Scan the records and identify every line in which the string "with" occurs, then return those lines.

** start Entries supplied **

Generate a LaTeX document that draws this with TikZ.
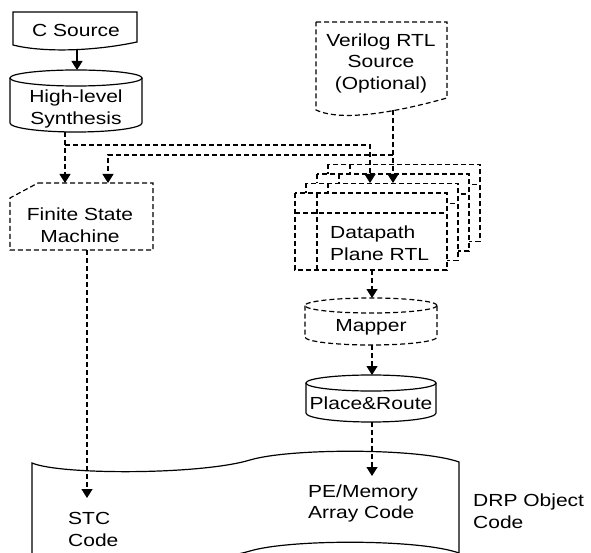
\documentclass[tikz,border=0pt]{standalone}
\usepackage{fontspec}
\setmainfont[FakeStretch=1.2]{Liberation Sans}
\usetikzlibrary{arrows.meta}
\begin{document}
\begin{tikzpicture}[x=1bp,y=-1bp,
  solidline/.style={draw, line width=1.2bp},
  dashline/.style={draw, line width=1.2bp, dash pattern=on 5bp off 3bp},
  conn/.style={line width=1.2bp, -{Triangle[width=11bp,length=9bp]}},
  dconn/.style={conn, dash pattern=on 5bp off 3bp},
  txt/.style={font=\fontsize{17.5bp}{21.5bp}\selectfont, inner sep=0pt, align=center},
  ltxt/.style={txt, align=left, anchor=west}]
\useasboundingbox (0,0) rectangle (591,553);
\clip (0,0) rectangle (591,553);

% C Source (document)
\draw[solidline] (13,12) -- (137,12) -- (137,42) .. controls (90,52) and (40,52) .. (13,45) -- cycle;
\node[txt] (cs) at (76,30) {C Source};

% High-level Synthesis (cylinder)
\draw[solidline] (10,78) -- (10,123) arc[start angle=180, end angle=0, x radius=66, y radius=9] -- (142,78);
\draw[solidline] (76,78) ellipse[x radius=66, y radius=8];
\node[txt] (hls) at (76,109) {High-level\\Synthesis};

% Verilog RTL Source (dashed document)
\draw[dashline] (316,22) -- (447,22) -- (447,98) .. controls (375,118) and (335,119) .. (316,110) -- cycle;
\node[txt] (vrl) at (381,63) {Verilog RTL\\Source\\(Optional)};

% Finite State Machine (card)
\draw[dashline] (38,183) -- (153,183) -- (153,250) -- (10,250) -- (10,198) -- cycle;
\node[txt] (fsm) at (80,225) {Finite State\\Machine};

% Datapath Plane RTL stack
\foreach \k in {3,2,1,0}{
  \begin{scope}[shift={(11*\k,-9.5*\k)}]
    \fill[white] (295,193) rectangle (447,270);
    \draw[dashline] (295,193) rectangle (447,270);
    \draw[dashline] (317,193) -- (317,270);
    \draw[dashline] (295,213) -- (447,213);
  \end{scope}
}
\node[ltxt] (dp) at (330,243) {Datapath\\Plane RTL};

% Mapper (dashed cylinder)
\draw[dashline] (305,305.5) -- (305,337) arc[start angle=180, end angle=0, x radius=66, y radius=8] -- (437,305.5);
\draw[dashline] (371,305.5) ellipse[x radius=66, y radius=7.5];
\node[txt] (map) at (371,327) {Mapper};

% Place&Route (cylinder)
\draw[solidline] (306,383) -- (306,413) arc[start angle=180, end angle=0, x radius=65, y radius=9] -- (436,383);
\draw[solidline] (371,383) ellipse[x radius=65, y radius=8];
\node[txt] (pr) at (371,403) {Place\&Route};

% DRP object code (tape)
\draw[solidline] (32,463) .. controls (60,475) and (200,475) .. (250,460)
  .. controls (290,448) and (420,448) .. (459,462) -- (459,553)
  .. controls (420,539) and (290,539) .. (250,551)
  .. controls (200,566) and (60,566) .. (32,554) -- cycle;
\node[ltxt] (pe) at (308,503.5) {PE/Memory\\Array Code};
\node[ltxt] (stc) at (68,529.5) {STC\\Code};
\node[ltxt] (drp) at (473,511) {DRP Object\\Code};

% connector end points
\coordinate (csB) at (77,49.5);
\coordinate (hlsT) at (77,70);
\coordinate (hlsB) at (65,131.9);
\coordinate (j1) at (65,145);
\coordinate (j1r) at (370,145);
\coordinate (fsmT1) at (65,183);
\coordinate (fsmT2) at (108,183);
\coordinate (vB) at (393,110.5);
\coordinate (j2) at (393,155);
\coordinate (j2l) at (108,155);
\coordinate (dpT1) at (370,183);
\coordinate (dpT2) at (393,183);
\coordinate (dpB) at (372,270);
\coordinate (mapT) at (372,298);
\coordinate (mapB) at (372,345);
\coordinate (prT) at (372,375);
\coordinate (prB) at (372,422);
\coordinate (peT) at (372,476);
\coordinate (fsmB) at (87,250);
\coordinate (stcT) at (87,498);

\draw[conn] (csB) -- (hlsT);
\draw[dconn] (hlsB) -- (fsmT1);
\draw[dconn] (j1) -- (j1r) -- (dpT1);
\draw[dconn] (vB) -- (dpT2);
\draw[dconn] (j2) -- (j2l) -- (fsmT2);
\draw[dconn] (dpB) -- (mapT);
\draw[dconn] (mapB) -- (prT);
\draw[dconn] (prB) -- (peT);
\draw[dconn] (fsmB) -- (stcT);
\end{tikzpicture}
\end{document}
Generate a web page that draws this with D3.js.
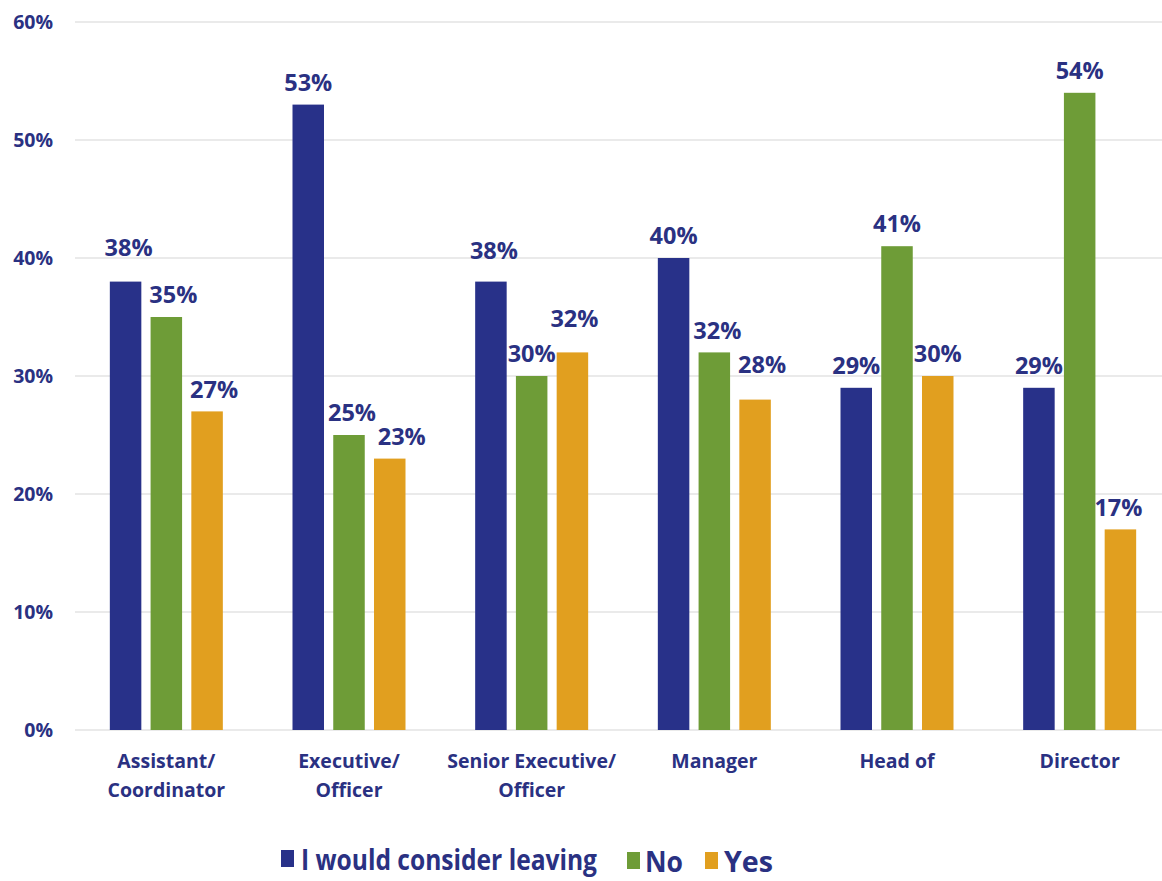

** end Entries supplied **

Answer to the task ▸
Generate a LaTeX document that draws this with TikZ.
Generate a web page that draws this with D3.js.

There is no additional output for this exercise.